Behana is the founder of Space Challenges, a nonprofit that is launching the Stem Lunar Challenge, a national competition that is encouraging students to display their STEM know-how. Students across the country are invited to create and engineer their own lunar-exploration related product or business.
The winning project will earn payload space aboard the Pittsburgh-based Astrobotic mission to the moon next year, the company among the frontrunners in race for the Google LunarX Prize.
The challenge is still in the planning stage. A full launch is planned for June, says Behana.
In a separate event, Space Challenges is raising awareness for its work and bringing the 2014 NASA International Space Apps Challenge to Pittsburgh next week, a two-day initiative and global hack-a-thon.
The event will be held April 12-13 at The Tech Shop.
“Our mission is to promote STEM education through competitions using space exploration for inspiration,” says Behana. “This event nails that right on the head.”
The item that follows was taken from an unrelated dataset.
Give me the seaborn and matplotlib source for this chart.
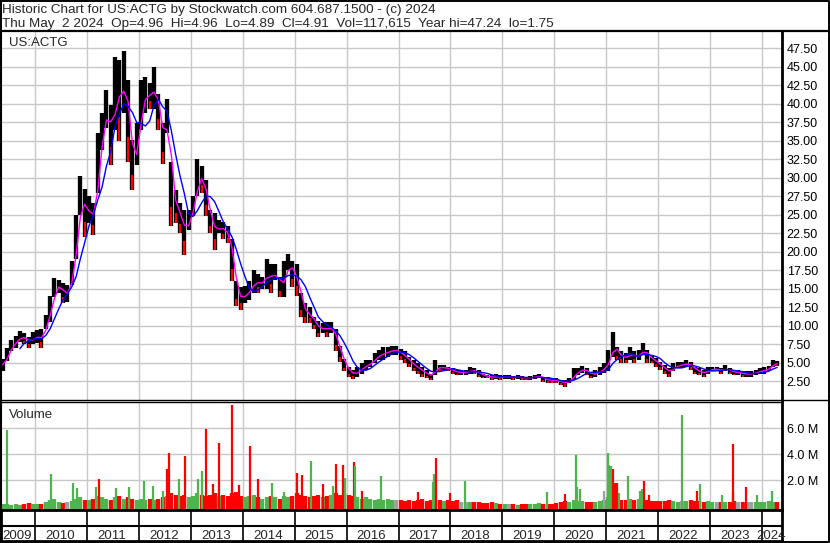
import numpy as np
import pandas as pd
import matplotlib
matplotlib.use("Agg")
import matplotlib.pyplot as plt
import seaborn as sns
from matplotlib.lines import Line2D

# monthly bars, May 2009 .. Apr 2024
first_month = 2009 + 4 / 12

price_high = [
    5.5, 7.0, 8.0, 8.6, 9.3, 9.0, 8.5, 9.2,                                  # 2009
    9.4, 9.5, 11.5, 14.0, 16.4, 16.2, 15.7, 15.5, 18.7, 25.0, 30.2, 28.5,    # 2010
    27.5, 26.6, 36.0, 38.8, 41.9, 39.8, 46.3, 45.9, 47.2, 43.2, 35.1, 37.4,  # 2011
    43.2, 43.7, 42.8, 45.0, 41.4, 37.4, 40.6, 32.2, 28.3, 26.6, 25.7, 25.7,  # 2012
    27.5, 32.5, 31.6, 29.7, 25.7, 25.2, 24.3, 24.0, 23.5, 21.7, 16.0, 15.2,  # 2013
    15.3, 16.0, 17.5, 17.0, 16.6, 19.0, 18.3, 18.3, 16.6, 18.8, 19.7, 18.8,  # 2014
    18.4, 14.4, 13.0, 12.5, 11.2, 10.6, 10.3, 10.5, 10.5, 9.5, 7.2, 5.5,     # 2015
    4.4, 4.0, 4.4, 5.0, 5.3, 5.4, 6.3, 6.7, 7.1, 7.1, 7.3, 7.3,              # 2016
    6.9, 6.5, 5.8, 5.3, 4.9, 4.4, 4.0, 3.5, 5.4, 4.7, 4.7, 4.4,              # 2017
    4.2, 4.0, 4.0, 4.0, 4.4, 4.2, 4.0, 3.5, 3.3, 3.3, 3.4, 3.3,              # 2018
    3.3, 3.3, 3.2, 3.3, 3.2, 3.1, 3.2, 3.3, 3.5, 3.1, 3.0, 2.9,              # 2019
    2.9, 2.7, 2.7, 2.9, 4.2, 4.3, 4.6, 4.3, 3.7, 4.0, 4.4, 4.9,              # 2020
    6.7, 9.1, 7.1, 6.5, 6.3, 7.1, 6.5, 6.7, 7.6, 6.7, 6.0, 5.6,              # 2021
    5.1, 4.7, 4.2, 4.9, 5.1, 5.1, 5.4, 5.1, 4.4, 4.2, 4.0, 4.4,              # 2022
    4.4, 4.4, 4.2, 4.7, 4.2, 4.0, 4.0, 3.8, 3.8, 3.8, 4.0, 4.2,              # 2023
    4.4, 4.6, 5.4, 5.2,                                                      # 2024
]
price_low = [
    3.9, 5.2, 6.5, 7.0, 7.8, 7.5, 7.0, 7.5,
    7.6, 7.0, 9.5, 10.5, 13.9, 14.4, 13.0, 13.2, 15.5, 19.0, 25.0, 22.0,
    23.9, 22.3, 28.0, 33.8, 36.8, 31.7, 36.5, 35.0, 38.8, 32.2, 28.3, 31.7,
    36.5, 38.8, 39.3, 39.3, 36.5, 31.9, 36.0, 23.5, 23.9, 22.5, 19.6, 23.0,
    24.8, 27.5, 28.0, 24.8, 22.5, 20.2, 22.5, 21.7, 21.2, 16.0, 12.6, 12.1,
    13.0, 13.5, 14.4, 14.4, 15.0, 15.0, 14.4, 16.2, 13.9, 13.9, 17.5, 15.2,
    14.0, 11.2, 10.3, 10.3, 9.6, 8.4, 9.0, 8.5, 9.0, 6.5, 5.1, 3.8,
    3.1, 2.8, 3.1, 3.5, 4.0, 4.4, 4.9, 5.3, 5.4, 5.8, 6.0, 6.0,
    5.4, 5.0, 4.4, 3.8, 3.5, 3.1, 2.9, 2.7, 3.3, 3.8, 4.0, 3.8,
    3.5, 3.3, 3.3, 3.3, 3.5, 3.5, 3.1, 2.9, 2.9, 2.7, 2.8, 2.7,
    2.8, 2.8, 2.7, 2.8, 2.7, 2.7, 2.7, 2.8, 2.9, 2.4, 2.2, 2.3,
    2.2, 2.0, 1.75, 2.2, 2.6, 3.3, 3.6, 3.3, 2.9, 3.1, 3.3, 3.6,
    3.8, 5.8, 5.3, 5.0, 5.0, 5.3, 5.0, 5.3, 6.0, 5.0, 4.9, 4.4,
    4.0, 3.5, 3.1, 3.8, 4.2, 4.2, 4.4, 4.0, 3.5, 3.3, 3.1, 3.5,
    3.8, 3.8, 3.5, 3.8, 3.5, 3.3, 3.3, 3.1, 3.1, 3.1, 3.3, 3.5,
    3.5, 3.8, 4.4, 4.5,
]
# typical weekly volume per month, millions
volume_m = [
    0.15, 0.2, 0.1, 0.15, 0.1, 0.15, 0.25, 0.2,
    0.15, 0.2, 0.3, 0.5, 0.6, 0.3, 0.25, 0.35, 0.4, 0.6, 0.7, 0.5,
    0.5, 0.6, 0.8, 0.7, 0.6, 0.5, 0.7, 0.8, 0.6, 0.7, 0.6, 0.5,
    0.6, 0.5, 0.6, 0.5, 0.6, 0.7, 0.8, 1.0, 0.9, 0.8, 0.9, 0.7,
    0.8, 1.0, 0.9, 0.8, 0.9, 1.0, 0.8, 0.9, 0.8, 1.0, 1.1, 0.8,
    0.7, 0.8, 0.9, 0.7, 0.6, 0.7, 0.8, 0.7, 0.6, 0.8, 0.7, 0.8,
    1.0, 0.9, 0.8, 0.7, 0.8, 0.9, 0.7, 0.8, 0.9, 1.0, 0.9, 1.0,
    0.9, 0.8, 0.7, 0.6, 0.7, 0.6, 0.5, 0.6, 0.5, 0.6, 0.5, 0.5,
    0.5, 0.4, 0.5, 0.4, 0.5, 0.6, 0.4, 0.5, 0.7, 0.5, 0.4, 0.5,
    0.4, 0.5, 0.3, 0.3, 0.3, 0.35, 0.3, 0.25, 0.25, 0.3, 0.25, 0.2,
    0.15, 0.2, 0.15, 0.1, 0.15, 0.2, 0.15, 0.2, 0.25, 0.2, 0.15, 0.2,
    0.25, 0.3, 0.4, 0.35, 0.5, 0.45, 0.4, 0.35, 0.3, 0.35, 0.4, 0.5,
    0.7, 0.9, 0.7, 0.5, 0.5, 0.6, 0.5, 0.6, 0.7, 0.5, 0.4, 0.4,
    0.4, 0.4, 0.5, 0.4, 0.35, 0.4, 0.45, 0.5, 0.4, 0.4, 0.35, 0.4,
    0.35, 0.3, 0.35, 0.3, 0.3, 0.4, 0.3, 0.35, 0.3, 0.3, 0.35, 0.3,
    0.3, 0.4, 0.35, 0.3,
]

# single heavy weeks (decimal year, millions, colour g/r/n)
spike_year = [2009.467, 2010.302, 2010.738, 2010.80, 2011.175, 2011.232, 2011.554, 2011.81,
              2012.105, 2012.278, 2012.459, 2012.536, 2012.575, 2012.773, 2012.889, 2013.145,
              2013.222, 2013.287, 2013.422, 2013.537, 2013.788, 2013.928, 2014.14, 2014.288,
              2014.558, 2014.80, 2015.039, 2015.136, 2015.309, 2015.54, 2015.744, 2015.79,
              2015.937, 2015.975, 2016.143, 2016.168, 2016.297, 2016.657, 2017.381, 2017.67,
              2017.69, 2017.722, 2017.99, 2018.28, 2019.853, 2020.206, 2020.418, 2020.443,
              2020.495, 2020.957, 2021.028, 2021.059, 2021.092, 2021.125, 2021.169, 2021.202,
              2021.246, 2021.413, 2021.65, 2021.695, 2021.728, 2021.824, 2022.453, 2022.754,
              2022.806, 2023.224, 2023.435, 2023.447, 2023.686, 2023.898, 2024.187]
spike_vol = [5.87, 2.5, 1.77, 1.4, 1.5, 2.1, 1.4, 1.45,
             1.95, 1.6, 1.2, 2.87, 4.07, 2.1, 3.87, 2.1,
             2.7, 5.95, 1.7, 4.84, 7.8, 1.65, 4.64, 2.1,
             1.8, 1.1, 2.54, 2.4, 3.48, 1.7, 1.6, 3.23,
             3.17, 2.2, 3.38, 3.1, 1.2, 2.33, 1.1, 1.85,
             2.5, 3.7, 1.0, 1.97, 1.1, 0.95, 3.94, 1.5,
             1.3, 1.15, 4.07, 3.2, 3.1, 2.9, 1.8, 1.8,
             1.0, 2.33, 1.2, 1.3, 1.97, 0.9, 7.02, 1.2,
             1.7, 0.9, 1.1, 4.77, 1.45, 0.9, 1.15]
spike_col = ["g", "g", "g", "g", "g", "r", "g", "g",
             "g", "g", "g", "r", "r", "g", "r", "g",
             "g", "r", "r", "r", "r", "r", "r", "r",
             "g", "g", "r", "r", "g", "r", "g", "r",
             "r", "g", "r", "g", "r", "g", "r", "g",
             "g", "r", "r", "g", "g", "r", "g", "g",
             "g", "n", "g", "g", "g", "r", "r", "r",
             "g", "g", "g", "g", "r", "r", "g", "r",
             "g", "g", "r", "r", "r", "g", "g"]

price_ticks = [2.5 * k for k in range(1, 20)]
vol_ticks = [2, 4, 6]
years = list(range(2009, 2025))

title1 = "Historic Chart for US:ACTG by Stockwatch.com 604.687.1500 - (c) 2024"
title2 = "Thu May  2 2024  Op=4.96  Hi=4.96  Lo=4.89  Cl=4.91  Vol=117,615  Year hi=47.24  lo=1.75"

GREEN, RED, GREY = "#4fb44f", "#ff0000", "#a0a0a0"
GRID = "#c8c8c8"

sns.set_style("white")
plt.rcParams["font.family"] = ["Liberation Sans", "DejaVu Sans"]

df = pd.DataFrame({"high": price_high, "low": price_low, "vol": volume_m})
df["t"] = first_month + (np.arange(len(df)) + 0.5) / 12
df["mid"] = (df["high"] + df["low"]) / 2
df["ma_short"] = df["mid"].rolling(2, min_periods=1).mean()
df["ma_long"] = df["mid"].rolling(5).mean()
chg = df["mid"].diff().fillna(1)
df["col"] = np.where(chg > 0, GREEN, np.where(chg < 0, RED, GREY))

W, H = 830, 543
fx = lambda px: px / W
fy = lambda py: 1 - py / H
yr = lambda px: 2010 + (px - 35) / 51.93
xlim = (yr(1), yr(782))

fig = plt.figure(figsize=(W / 100, H / 100), dpi=100)
ax_p = fig.add_axes([fx(1), fy(400), fx(782) - fx(1), fy(31) - fy(400)])
ax_v = fig.add_axes([fx(1), fy(510), fx(782) - fx(1), fy(402) - fy(510)])
ax_y = fig.add_axes([fx(1), fy(541), fx(782) - fx(1), fy(510) - fy(541)])

# price panel
ax_p.vlines(df["t"], df["low"], df["high"], color="black", lw=3.1, zorder=3)
down = df[chg < 0]
ax_p.vlines(down["t"], down["low"], down["low"] + 0.3 * (down["high"] - down["low"]),
            color=RED, lw=1.6, zorder=4)
sns.lineplot(data=df, x="t", y="ma_short", color="#ff00ff", lw=1.0, ax=ax_p, zorder=5)
sns.lineplot(data=df, x="t", y="ma_long", color="#0000ff", lw=1.0, ax=ax_p, zorder=6)
ax_p.set_xlim(xlim)
ax_p.set_ylim((399.5 - 400) * 0.1353, (399.5 - 31) * 0.1353)
ax_p.set_yticks(price_ticks)
ax_p.set_yticklabels([f"{v:.2f}" for v in price_ticks])
ax_p.set_xticks(years[1:])
ax_p.set_xticklabels([])

# volume panel
vb = -0.28
ax_v.vlines(df["t"], vb, df["vol"], colors=df["col"], lw=3.1, zorder=3)
cmap = {"g": GREEN, "r": RED, "n": GREY}
ax_v.vlines(spike_year, vb, spike_vol, colors=[cmap[c] for c in spike_col], lw=1.6, zorder=4)
ax_v.set_xlim(xlim)
ax_v.set_ylim(vb, 8.02)
ax_v.set_yticks(vol_ticks)
ax_v.set_yticklabels([f"{v:.1f} M" for v in vol_ticks])
ax_v.set_xticks(years[1:])
ax_v.set_xticklabels([])

for ax in (ax_p, ax_v):
    ax.set_xlabel("")
    ax.set_ylabel("")
    ax.yaxis.tick_right()
    ax.tick_params(axis="both", length=0, labelsize=9, pad=3.4, labelcolor="black")
    ax.grid(True, color=GRID, lw=1.0, zorder=0)
    ax.set_axisbelow(True)
    for s in ax.spines.values():
        s.set_color("black")
ax_p.spines["top"].set_visible(False)
ax_p.spines["right"].set_linewidth(2)
ax_p.spines["left"].set_linewidth(1.5)
ax_p.spines["bottom"].set_linewidth(1)
ax_v.spines["top"].set_linewidth(1)
ax_v.spines["right"].set_linewidth(2)
ax_v.spines["left"].set_linewidth(1.5)
ax_v.spines["bottom"].set_linewidth(2)

# year band
ax_y.set_xlim(xlim)
ax_y.set_ylim(0, 1)
ax_y.set_xticks([])
ax_y.set_yticks([])
ax_y.vlines(years[1:], 0, 1, color="black", lw=1.2)
ax_y.axhline(0.47, color="black", lw=1.5)
for s in ax_y.spines.values():
    s.set_color("black")
    s.set_linewidth(2)
for y in years:
    lo, hi = max(y, xlim[0]), min(y + 1, xlim[1])
    ax_y.text((lo + hi) / 2 - 0.02, 0.08, str(y), ha="center", va="baseline", fontsize=9.5)

# frame lines and texts
tf = fig.transFigure
fig.add_artist(Line2D([0, 1], [fy(30.5)] * 2, transform=tf, color="black", lw=1.6))
fig.add_artist(Line2D([fx(782), 1], [fy(400)] * 2, transform=tf, color="black", lw=1))
fig.add_artist(Line2D([fx(0.5), fx(829.3), fx(829.3), fx(0.5), fx(0.5)],
                      [fy(0.6), fy(0.6), fy(542.4), fy(542.4), fy(0.6)],
                      transform=tf, color="black", lw=1.4))
fig.text(fx(1.5), fy(12.7), title1, fontsize=9.7, va="baseline")
fig.text(fx(1.5), fy(26.7), title2, fontsize=9.7, va="baseline")
fig.text(fx(9), fy(46), "US:ACTG", fontsize=9.5, va="baseline")
fig.text(fx(9), fy(417.7), "Volume", fontsize=9.5, va="baseline")

fig.savefig("out.png", dpi=100)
The NASA Challenge is seeking technologists, scientists, entrepreneurs, designers and more. Teams will select a challenge and work in collaboration with other teams from all over the world who are working on similar challenges.
“What’s really awesome about this event is you don’t have to be a software person or engineer,” Behana adds. “It’s a hack-a-thon, but there’s really something for everybody. And it’s free, even the food.”
While this is a first for Pittsburgh, this marks the third year for the NASA event, which attracted participation from 44 countries around the world and 9,000 participants in 2013.